A few extra notes on segregated spaces:

What about the trans menz? It’s true that neither side talks about trans men much. My answer for which spaces they should use is whichever ones they want. Maybe a less-passing trans man would be unsafe in a men’s space. Maybe a well-passing trans man would make some women feel uncomfortable. But mostly I think it is up to them to make that judgement call. If anything, trans men are a further argument for single-occupancy facilities.

Why are you all so obsessed with penises? There’s an infamous question being asked on Twitter regarding the right of trans women with penises to change in communal changing rooms with teenage girls present. This question, among other talking points, has caused the perception that GCs are obsessed with penises. The truth is, most women, in my experience, are very opposed to seeing male genitalia they haven’t specifically chosen to see. You can say that this is irrational or prudish, and to be honest, I can’t fully articulate the reasons behind it, but it’s simply reality as it stands that women and girls have strong objections to having to see a stranger’s penis. I do think most trans women are aware of this and by no means eager to upset people in changing rooms, but I see a fair amount of cis men trans activists showing insensitivity around this subject.

What about the gunz? Don’t send men with guns in to police your daughter’s school toilets. Don’t joke about sending men with guns in to police your daughter’s school toilets. That is idiotic and evil.

There’s much more to talk about: shortlists, data collection, dysphoria treatment for minors, sports, sexuality…but in the interest of not making this too long, I’ll finish here.

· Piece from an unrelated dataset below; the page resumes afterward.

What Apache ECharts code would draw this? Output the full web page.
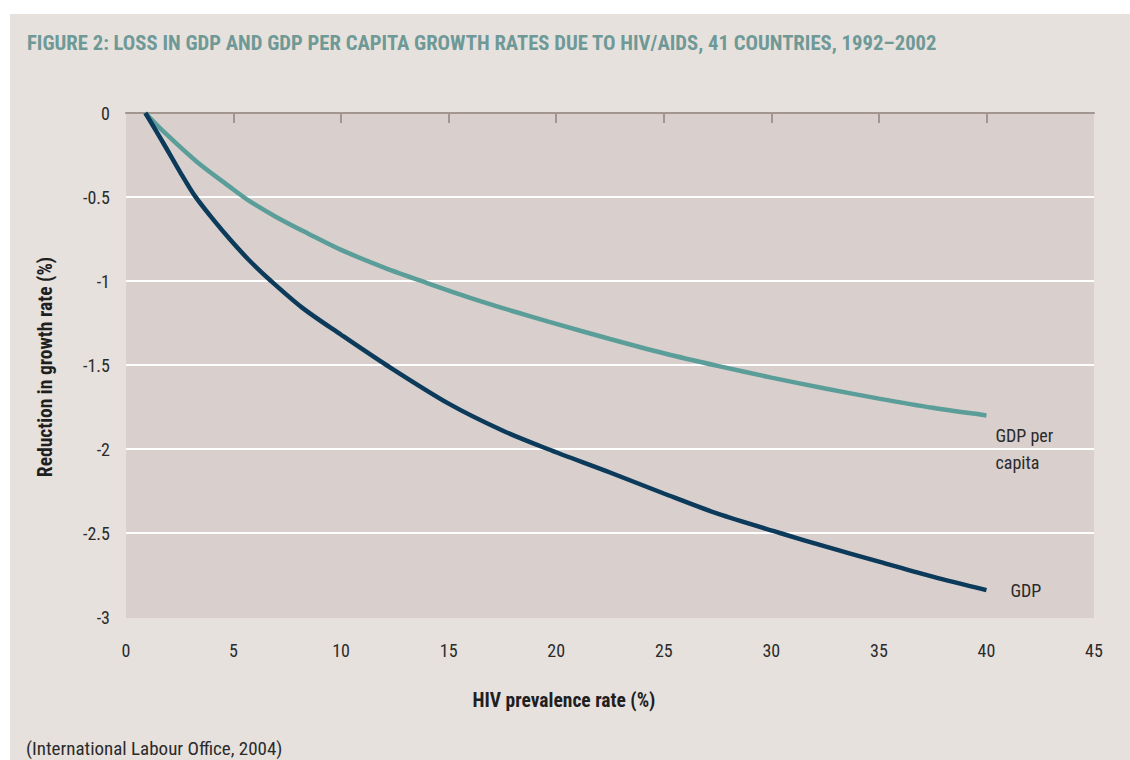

I will admit that I had my ears closed for a few years. It took awhile for me to realise that my conceptions of what being trans meant had changed. It took awhile for me to hear certain salient TRA arguments. When I talk to trans activists, I often (not always) feel they are similarly closed to what I’m saying. But I’d like to say that I think a way forward is possible and that our beliefs are not so very far apart. Neither TRAs nor GCs believe that your birth sex should determine your personality, your skills, your opportunities or your presentation. I don’t think that your beliefs on gender identity necessarily determine your policy views. I think we can find ways to make both natal women and trans women feel and be safe and accepted. But you have to want to prioritise that goal over winning an online argument.